However confessional her music is, Sharon Van Etten isn’t a minimalist singer-songwriter. Her live performance, though uncluttered, isn’t minimalist either. Switching between different guitars and omnichord on each song, she is rarely still for very long, always occupied with tuning or adjusting levels as much as she is with singing. Most of her set is taken from her latest album, this year’s Are We There, with non-album tracks “I Don’t Want to Let You Down” and “Tell Me,” plus an unrecorded Karen Dalton cover from a forth-coming compilation thrown in for good measure.
What is perhaps the best aspect of Van Etten’s live show is that she preserves the vocal harmonies that are so carefully crafted on her albums with the help of her bandmates’ backing vox. Songs like “Break Me,” with its interwoven lyrics, shine through because of it. But because Van Etten is so egalitarian about the harmonies, it isn’t until she is on her own with just her guitar that the true, overwhelming depth of her voice is apparent. On her own, it’s her voice that fills the room, that whispers and warbles and could knock anyone flat with its strength.

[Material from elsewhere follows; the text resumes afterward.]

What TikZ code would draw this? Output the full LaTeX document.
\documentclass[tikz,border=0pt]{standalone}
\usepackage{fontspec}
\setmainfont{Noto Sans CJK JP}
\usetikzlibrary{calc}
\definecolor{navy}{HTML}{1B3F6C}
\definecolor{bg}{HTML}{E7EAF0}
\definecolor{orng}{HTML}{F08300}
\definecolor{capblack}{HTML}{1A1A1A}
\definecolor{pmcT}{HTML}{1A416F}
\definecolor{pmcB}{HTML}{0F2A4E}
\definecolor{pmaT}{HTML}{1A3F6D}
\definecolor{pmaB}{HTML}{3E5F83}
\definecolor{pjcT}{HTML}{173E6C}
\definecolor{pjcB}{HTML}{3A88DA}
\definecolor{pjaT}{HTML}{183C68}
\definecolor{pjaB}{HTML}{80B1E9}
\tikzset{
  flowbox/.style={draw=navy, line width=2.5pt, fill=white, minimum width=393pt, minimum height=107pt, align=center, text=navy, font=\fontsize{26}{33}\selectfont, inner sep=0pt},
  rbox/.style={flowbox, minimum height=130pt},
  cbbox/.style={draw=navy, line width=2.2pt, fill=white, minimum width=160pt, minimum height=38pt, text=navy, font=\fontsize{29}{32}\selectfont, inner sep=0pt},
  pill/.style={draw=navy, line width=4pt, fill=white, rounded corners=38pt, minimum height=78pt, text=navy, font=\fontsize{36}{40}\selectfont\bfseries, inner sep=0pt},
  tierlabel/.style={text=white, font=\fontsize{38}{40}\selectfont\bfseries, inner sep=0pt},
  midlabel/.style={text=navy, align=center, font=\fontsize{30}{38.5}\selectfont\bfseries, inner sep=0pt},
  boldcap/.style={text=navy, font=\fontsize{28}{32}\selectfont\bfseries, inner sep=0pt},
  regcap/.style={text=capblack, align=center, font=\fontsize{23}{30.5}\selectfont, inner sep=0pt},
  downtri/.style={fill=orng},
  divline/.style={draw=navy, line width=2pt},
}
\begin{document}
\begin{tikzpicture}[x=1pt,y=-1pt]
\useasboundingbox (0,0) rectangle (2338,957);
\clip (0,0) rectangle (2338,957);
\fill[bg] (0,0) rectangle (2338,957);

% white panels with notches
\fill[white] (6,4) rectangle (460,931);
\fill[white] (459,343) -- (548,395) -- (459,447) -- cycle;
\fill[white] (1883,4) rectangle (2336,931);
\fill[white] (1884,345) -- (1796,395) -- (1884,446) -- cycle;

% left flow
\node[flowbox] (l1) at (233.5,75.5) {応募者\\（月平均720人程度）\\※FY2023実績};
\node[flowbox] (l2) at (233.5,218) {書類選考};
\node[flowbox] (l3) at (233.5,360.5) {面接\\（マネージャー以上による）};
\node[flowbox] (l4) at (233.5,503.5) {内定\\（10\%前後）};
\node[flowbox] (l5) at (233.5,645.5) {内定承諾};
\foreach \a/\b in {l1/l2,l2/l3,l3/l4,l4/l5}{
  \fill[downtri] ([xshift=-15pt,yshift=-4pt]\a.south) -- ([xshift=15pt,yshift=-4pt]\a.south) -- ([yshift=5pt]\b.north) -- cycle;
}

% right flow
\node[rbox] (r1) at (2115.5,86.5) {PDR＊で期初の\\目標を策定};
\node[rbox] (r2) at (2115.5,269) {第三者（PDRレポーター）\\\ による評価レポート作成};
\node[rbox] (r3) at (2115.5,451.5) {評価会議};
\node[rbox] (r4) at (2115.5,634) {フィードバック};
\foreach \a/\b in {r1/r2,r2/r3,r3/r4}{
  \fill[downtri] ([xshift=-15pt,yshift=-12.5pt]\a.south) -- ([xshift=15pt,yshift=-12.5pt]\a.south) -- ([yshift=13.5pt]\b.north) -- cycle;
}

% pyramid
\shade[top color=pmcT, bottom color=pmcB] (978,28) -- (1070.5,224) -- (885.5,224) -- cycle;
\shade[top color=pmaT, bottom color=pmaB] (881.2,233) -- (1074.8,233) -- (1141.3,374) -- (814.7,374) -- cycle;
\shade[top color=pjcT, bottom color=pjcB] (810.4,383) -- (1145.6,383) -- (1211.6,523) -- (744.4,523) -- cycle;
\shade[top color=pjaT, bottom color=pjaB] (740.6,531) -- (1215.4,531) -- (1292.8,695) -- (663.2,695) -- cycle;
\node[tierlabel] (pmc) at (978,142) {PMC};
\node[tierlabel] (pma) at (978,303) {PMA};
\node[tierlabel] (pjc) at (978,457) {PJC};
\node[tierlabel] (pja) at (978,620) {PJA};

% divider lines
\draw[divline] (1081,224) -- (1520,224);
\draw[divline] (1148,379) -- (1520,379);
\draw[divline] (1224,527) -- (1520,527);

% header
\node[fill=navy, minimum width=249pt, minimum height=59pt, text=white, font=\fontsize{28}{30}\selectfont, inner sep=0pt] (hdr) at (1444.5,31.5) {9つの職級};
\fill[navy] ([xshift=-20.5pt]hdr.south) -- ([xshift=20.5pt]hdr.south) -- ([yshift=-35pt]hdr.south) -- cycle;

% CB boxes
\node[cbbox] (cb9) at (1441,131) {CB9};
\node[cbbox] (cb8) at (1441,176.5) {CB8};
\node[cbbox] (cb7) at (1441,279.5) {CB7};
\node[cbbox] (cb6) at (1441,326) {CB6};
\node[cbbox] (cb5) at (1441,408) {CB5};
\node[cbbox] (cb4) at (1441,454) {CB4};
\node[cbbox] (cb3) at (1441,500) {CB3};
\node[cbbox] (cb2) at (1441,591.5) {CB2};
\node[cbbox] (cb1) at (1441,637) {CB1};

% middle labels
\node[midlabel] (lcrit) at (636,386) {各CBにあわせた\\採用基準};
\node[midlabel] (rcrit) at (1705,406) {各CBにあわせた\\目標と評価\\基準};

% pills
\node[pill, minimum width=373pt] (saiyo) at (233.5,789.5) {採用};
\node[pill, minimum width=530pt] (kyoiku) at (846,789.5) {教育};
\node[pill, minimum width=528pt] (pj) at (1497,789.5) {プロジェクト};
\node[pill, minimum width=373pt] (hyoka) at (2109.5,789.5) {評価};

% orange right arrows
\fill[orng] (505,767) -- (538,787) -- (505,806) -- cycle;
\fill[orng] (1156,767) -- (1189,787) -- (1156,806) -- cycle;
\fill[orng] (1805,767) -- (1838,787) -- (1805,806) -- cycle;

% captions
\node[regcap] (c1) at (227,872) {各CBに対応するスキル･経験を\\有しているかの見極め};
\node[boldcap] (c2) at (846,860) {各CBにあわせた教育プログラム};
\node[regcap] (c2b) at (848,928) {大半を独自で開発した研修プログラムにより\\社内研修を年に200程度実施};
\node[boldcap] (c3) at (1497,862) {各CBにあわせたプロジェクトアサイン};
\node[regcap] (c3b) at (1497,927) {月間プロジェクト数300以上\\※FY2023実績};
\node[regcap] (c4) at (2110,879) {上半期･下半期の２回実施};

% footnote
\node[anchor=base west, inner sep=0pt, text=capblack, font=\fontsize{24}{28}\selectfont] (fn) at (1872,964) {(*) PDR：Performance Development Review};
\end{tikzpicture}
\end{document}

It’s not surprising that Van Etten is a formidable performer, but the way she talks to her audience is. There is a seriousness to her recordings that leads the listener to imagine the delivery with a straight face and maybe a raised eyebrow, whether she’s making reference to a relationship or defecation. But there is an affable goofiness that comes out between songs. The longer she’s on stage, the more rambling her chatter becomes. It’s the increasingly relaxed demeanor that has her talking about which songs her parents like best, giving reviews of local restaurants, and admitting that people call her “ADDSVE.” It’s a different kind of emotion from Van Etten, and it’s endearing. And really, who among us couldn’t use a recommendation for a good Italian restaurant?